AIM: To critically discuss the use of tibolone (T), in light of a series of very
recent double-blind placebo (PL) controlled trials (LISA, LIFT, OPAL, THEBES,
LIBERATE) conducted worldwide in a large number of postmenopausal women (PMW).
METHODS: The most relevant publications on T therapy in PMW were considered with
emphasis on menopausal symptoms, quality of life, sexuality, bone, cardiovascular
system (CVS) and oncologic risk.
RESULTS: T significantly relieves climacteric symptoms and improves mood and
sexual well-being (LISA). T is as effective as estrogen-progestin therapy in
preventing bone loss and reducing the relative risk of vertebral and
non-vertebral fractures (LIFT). By using surrogate endpoints of the individual
risks for the CVS, studies show mixed results, but a favourable effect on acute
miocardial infarction and thromboembolism has been documented (THEBES, LIFT,
OPAL).
Although findings about endometrial and colon cancer are reassuring,
conclusive data on breast cancer risk with T are not available and an increased
risk of recurrence in women with previous breast cancer emerged (LIBERATE).
CONCLUSIONS: T is effective in treating menopausal syndrome with a good
tolerability profile.
In spite of some unsolved issues in term of safety, T is
still a good treatment option for early PMW.
Pubmed
Am J Med. 2005 Dec 19;118 Suppl 12B:88-92.
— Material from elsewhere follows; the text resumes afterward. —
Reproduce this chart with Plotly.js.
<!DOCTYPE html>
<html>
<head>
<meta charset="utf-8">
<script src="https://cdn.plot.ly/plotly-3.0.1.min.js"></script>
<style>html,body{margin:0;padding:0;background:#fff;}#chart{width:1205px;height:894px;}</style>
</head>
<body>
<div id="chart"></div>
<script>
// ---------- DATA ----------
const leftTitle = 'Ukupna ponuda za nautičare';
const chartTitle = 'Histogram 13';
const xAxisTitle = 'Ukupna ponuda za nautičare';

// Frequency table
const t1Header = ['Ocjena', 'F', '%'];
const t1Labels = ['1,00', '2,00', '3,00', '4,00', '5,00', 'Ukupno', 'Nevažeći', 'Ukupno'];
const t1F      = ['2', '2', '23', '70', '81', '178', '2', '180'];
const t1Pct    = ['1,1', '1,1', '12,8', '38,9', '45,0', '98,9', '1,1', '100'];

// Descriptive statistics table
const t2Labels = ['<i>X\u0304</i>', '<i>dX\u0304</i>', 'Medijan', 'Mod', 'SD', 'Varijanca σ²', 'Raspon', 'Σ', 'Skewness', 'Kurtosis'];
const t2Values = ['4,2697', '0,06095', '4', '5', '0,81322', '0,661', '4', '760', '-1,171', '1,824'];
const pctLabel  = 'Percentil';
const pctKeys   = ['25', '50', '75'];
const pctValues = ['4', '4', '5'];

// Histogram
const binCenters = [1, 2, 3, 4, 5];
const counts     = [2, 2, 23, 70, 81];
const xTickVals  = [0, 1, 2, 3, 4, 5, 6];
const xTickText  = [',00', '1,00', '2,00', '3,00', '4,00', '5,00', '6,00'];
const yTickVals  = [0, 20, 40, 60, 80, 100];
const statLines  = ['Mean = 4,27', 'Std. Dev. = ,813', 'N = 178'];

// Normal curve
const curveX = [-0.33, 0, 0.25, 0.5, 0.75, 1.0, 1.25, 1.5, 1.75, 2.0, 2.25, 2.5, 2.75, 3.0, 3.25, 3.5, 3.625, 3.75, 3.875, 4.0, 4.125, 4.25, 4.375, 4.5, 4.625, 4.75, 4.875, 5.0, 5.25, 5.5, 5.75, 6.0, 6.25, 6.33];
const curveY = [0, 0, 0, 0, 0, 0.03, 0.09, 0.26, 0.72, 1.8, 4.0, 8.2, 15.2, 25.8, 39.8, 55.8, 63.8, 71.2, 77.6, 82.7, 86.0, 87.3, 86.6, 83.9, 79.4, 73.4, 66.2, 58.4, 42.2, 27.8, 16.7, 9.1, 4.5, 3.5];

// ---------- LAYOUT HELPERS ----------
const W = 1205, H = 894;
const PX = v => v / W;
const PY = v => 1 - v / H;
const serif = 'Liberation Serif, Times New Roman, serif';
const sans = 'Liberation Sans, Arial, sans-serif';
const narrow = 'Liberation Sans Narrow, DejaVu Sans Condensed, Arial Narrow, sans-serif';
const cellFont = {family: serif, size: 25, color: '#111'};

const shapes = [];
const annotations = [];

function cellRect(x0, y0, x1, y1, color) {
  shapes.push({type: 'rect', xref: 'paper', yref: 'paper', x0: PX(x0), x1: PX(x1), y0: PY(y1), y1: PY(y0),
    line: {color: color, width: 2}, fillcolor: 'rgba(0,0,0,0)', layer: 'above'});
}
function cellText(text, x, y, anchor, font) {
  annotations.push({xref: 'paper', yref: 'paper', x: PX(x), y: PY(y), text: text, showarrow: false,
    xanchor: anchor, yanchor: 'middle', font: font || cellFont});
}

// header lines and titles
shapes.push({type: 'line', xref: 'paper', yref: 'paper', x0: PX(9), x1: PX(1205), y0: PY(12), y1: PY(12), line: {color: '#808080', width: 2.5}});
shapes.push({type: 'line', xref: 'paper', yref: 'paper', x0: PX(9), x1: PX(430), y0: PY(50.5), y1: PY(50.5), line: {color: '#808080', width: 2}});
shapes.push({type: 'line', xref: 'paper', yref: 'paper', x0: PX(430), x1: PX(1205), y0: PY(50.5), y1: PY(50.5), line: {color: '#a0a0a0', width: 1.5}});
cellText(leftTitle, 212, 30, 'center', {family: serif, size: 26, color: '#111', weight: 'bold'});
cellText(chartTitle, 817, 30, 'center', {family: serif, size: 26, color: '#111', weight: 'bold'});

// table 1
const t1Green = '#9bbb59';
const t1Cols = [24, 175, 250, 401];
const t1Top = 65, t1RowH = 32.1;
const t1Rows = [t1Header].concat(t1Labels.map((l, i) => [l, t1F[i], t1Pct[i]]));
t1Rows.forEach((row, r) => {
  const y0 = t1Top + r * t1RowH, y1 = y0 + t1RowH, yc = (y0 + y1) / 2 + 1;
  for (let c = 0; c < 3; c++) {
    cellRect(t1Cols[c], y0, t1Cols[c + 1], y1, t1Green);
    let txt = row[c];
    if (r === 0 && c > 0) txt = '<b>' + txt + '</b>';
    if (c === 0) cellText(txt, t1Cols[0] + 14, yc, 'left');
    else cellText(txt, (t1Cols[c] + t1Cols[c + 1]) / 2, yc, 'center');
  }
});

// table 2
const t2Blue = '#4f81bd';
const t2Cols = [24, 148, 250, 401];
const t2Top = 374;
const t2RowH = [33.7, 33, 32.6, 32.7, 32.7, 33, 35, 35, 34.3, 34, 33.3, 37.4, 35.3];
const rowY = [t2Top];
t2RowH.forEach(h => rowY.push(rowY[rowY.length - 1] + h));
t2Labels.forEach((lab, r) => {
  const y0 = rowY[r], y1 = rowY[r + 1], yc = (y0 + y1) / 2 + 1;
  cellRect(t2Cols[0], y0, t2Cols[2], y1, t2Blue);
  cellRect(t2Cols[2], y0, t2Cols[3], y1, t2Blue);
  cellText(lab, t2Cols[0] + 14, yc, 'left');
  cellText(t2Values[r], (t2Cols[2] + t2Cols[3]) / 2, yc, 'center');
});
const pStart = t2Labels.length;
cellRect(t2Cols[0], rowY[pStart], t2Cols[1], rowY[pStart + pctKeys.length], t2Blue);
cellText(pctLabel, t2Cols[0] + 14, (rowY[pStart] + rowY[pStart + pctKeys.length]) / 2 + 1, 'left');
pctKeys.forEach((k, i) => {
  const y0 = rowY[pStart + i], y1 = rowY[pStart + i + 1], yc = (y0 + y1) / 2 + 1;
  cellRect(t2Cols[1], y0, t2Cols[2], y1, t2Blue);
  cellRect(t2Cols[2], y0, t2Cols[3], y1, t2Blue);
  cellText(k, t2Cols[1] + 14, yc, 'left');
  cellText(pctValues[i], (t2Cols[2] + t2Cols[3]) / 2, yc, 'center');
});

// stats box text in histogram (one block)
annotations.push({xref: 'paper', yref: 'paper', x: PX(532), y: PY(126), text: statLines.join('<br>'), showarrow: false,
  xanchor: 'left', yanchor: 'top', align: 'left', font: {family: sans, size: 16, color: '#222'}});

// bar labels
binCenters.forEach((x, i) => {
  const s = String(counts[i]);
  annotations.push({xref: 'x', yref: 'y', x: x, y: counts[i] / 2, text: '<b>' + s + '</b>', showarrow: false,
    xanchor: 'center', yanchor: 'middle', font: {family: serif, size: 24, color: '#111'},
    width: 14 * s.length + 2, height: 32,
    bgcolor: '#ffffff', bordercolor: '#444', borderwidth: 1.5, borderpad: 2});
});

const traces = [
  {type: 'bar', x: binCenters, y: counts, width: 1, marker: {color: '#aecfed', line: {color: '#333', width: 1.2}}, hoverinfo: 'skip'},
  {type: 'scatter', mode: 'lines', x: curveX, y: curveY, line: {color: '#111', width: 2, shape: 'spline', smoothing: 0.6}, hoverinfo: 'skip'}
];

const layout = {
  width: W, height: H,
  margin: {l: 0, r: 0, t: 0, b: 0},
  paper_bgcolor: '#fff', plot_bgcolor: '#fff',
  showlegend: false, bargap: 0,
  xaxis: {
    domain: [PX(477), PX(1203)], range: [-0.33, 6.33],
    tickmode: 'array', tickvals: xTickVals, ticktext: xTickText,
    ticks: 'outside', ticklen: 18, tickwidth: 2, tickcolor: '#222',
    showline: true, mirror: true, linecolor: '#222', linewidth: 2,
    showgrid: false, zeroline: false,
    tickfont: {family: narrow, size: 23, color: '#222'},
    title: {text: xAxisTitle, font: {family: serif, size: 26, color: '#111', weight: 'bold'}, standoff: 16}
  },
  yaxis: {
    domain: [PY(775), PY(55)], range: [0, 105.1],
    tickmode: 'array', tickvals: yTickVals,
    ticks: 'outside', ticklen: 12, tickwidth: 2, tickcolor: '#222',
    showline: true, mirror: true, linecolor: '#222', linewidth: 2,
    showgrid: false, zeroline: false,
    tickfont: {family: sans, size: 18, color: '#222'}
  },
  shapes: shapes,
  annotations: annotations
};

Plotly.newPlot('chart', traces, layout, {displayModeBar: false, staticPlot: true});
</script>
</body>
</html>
Therapeutic effects of progestins, androgens, and tibolone for menopausal
symptoms.
Liu JH.
Department of Reproductive Biology, Case Western Reserve University, Cleveland,
Ohio, USA.
Therapeutic strategies using progestins, androgens, and synthetic steroids such
as tibolone are based on the understanding that estrogen, progesterone, and
androgen receptors are localized to reproductive target tissues, brain, and bone.
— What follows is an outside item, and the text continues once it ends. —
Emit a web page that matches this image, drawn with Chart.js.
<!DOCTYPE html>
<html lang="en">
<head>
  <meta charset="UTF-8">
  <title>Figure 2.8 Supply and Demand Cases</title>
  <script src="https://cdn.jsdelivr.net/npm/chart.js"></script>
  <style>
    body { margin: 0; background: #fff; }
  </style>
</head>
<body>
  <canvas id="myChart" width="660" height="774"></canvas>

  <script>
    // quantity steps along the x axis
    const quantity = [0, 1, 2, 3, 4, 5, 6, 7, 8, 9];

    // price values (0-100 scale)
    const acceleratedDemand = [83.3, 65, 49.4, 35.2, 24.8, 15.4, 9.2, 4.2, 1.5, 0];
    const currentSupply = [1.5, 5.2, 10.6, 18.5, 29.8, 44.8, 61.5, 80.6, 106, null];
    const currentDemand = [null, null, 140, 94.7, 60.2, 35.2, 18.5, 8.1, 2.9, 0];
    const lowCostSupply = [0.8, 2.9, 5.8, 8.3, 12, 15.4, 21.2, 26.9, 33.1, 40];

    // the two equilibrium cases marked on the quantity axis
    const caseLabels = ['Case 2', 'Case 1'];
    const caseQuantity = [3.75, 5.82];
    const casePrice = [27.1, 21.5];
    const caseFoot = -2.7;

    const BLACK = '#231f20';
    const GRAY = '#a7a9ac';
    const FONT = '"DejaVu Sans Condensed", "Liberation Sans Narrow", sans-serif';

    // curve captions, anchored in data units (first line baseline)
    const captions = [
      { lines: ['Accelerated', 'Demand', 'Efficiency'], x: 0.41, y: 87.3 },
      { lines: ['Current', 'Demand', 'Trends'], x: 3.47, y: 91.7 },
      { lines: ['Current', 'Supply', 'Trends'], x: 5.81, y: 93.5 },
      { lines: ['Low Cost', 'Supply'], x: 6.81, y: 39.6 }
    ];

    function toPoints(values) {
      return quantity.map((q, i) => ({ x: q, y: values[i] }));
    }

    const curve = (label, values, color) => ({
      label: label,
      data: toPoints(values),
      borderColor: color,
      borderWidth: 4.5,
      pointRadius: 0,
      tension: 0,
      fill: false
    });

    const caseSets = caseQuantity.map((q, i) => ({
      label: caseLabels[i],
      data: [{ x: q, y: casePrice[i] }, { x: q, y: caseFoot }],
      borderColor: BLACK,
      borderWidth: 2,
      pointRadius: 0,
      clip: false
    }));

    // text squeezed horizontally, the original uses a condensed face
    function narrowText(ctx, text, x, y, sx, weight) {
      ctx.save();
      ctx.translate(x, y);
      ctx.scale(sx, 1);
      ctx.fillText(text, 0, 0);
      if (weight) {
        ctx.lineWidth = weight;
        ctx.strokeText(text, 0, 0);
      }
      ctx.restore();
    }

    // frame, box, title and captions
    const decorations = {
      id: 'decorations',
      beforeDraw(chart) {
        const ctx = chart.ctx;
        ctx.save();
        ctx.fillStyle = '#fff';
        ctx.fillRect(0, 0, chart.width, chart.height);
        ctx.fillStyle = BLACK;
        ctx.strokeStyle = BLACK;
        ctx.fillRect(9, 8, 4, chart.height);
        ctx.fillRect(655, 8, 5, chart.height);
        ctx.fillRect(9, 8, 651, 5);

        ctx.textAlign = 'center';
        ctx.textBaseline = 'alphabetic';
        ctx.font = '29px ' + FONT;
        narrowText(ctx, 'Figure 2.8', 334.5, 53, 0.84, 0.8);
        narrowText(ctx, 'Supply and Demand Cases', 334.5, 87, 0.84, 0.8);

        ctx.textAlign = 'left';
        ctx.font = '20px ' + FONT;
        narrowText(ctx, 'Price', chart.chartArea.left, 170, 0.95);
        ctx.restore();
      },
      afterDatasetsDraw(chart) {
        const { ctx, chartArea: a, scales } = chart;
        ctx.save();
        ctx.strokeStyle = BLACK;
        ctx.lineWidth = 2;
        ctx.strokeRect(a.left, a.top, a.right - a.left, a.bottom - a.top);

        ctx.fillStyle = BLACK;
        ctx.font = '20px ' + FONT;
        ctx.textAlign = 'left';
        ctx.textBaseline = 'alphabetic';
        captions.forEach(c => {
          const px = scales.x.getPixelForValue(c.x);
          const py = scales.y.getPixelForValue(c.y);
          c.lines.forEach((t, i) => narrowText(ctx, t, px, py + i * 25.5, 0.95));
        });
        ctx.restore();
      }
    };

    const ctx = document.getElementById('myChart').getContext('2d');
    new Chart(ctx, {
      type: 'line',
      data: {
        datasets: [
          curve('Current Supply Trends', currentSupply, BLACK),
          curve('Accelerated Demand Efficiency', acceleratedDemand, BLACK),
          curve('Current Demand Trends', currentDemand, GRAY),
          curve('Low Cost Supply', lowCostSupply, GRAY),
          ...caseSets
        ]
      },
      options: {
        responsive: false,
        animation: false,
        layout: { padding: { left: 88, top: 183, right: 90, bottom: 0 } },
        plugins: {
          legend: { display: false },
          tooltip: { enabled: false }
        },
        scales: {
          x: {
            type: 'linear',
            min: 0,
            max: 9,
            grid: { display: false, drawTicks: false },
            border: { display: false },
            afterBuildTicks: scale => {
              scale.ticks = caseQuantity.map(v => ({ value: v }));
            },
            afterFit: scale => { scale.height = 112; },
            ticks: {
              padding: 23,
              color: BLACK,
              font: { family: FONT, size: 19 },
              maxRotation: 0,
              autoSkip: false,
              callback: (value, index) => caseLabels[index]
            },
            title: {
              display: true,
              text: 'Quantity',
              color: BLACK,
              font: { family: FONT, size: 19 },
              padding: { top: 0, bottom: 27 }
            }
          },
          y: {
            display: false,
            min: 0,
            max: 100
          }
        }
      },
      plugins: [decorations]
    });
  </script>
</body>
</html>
Unfortunately, these sex steroid receptors are widely distributed and localized
to other tissues, often resulting in unintended effects. Progestins at high doses
have been shown to be effective at reducing hot flashes by approximately 80% to
90%. Side effects include weight gain, mastalgia, fluid retention, vaginal
discharge, and dry mouth. Dehydroepiandrosterone (DHEA), an adrenal-derived
androgen, can be considered a prohormone that is peripherally converted to more
potent androgens and estrogens. In studies with small numbers of subjects, DHEA
has been reported to reduce vasomotor symptoms, increase sexual arousal, and
improve cognitive performance. With regard to use of other androgens, there are
no current testosterone preparations approved by the US Food and Drug
Administration (FDA) for use in menopausal women. In phase 3 trials, a
testosterone transdermal matrix patch has been shown to be effective in treatment
of hypoactive sexual desire disorder in menopausal women on estrogen therapy.
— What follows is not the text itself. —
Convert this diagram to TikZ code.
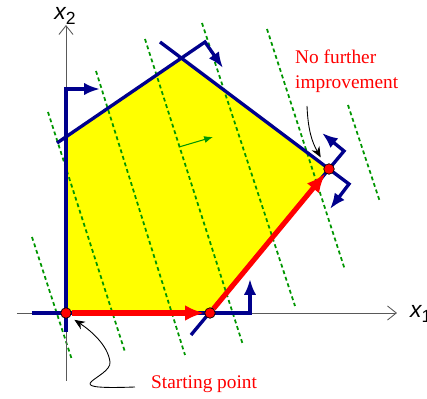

Tibolone, a synthetic steroid with estrogenic, androgenic, and progestational
properties has been shown to be effective in the treatment of vasomotor symptoms
and in preserving bone density, and it may provide positive effects on sexual
function. The beneficial effects of these compounds in the menopausal woman for
treatment of vasomotor symptoms, general well-being, cognitive deficits, bone
loss, mood disorders, and sexual function are discussed. The overall clinical
trial evidence for benefits and side effects also is presented.